**Recorded information**:
▬▬▬▬▬▬
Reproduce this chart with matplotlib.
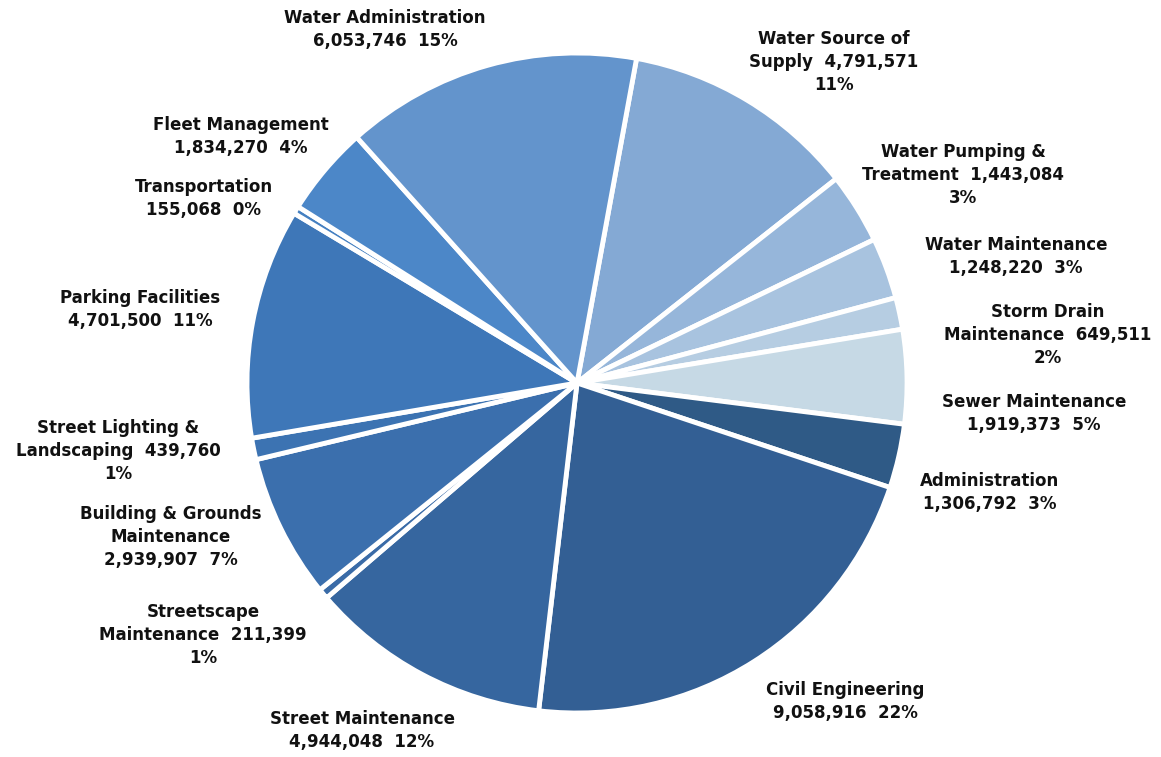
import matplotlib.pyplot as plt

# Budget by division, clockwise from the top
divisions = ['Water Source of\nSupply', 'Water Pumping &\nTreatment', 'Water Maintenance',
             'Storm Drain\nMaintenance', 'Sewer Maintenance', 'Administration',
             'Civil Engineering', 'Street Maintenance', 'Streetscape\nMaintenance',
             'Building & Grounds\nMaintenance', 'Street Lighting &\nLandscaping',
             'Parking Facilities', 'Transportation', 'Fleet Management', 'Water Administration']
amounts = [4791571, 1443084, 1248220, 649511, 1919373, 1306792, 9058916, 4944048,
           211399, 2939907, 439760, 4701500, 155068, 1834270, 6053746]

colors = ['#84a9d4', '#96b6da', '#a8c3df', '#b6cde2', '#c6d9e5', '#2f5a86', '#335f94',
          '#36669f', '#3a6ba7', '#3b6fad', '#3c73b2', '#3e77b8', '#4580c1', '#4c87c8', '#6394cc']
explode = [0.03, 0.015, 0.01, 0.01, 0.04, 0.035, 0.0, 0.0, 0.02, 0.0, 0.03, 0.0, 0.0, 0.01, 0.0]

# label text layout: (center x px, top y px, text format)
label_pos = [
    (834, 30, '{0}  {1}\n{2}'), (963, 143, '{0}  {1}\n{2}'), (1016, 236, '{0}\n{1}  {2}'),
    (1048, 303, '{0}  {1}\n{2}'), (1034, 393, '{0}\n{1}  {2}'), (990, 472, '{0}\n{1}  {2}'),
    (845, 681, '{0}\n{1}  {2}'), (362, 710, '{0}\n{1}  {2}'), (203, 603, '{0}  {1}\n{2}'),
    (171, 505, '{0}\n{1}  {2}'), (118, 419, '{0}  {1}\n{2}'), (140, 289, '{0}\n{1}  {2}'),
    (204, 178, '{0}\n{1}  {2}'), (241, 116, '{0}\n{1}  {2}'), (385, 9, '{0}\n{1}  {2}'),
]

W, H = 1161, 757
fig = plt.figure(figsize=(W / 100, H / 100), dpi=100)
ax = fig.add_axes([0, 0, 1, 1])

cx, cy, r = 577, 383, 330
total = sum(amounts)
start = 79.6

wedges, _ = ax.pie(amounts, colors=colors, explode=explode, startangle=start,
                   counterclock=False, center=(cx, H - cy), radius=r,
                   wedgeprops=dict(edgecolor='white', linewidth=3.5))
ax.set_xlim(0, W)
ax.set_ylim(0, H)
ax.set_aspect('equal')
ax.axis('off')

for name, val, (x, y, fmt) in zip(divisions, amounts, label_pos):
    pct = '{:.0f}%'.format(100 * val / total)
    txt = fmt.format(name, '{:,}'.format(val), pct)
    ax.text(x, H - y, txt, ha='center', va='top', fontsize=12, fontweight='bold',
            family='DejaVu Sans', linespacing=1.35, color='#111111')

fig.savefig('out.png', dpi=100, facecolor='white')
▬▬▬▬▬▬
**Required work**:
Please take the lines from the beginning of the data above through the line holding "import matplotlib.pyplot as plt" and transcribe them exactly, without any pictures.

**Answer**:
Reproduce this chart with matplotlib.
import matplotlib.pyplot as plt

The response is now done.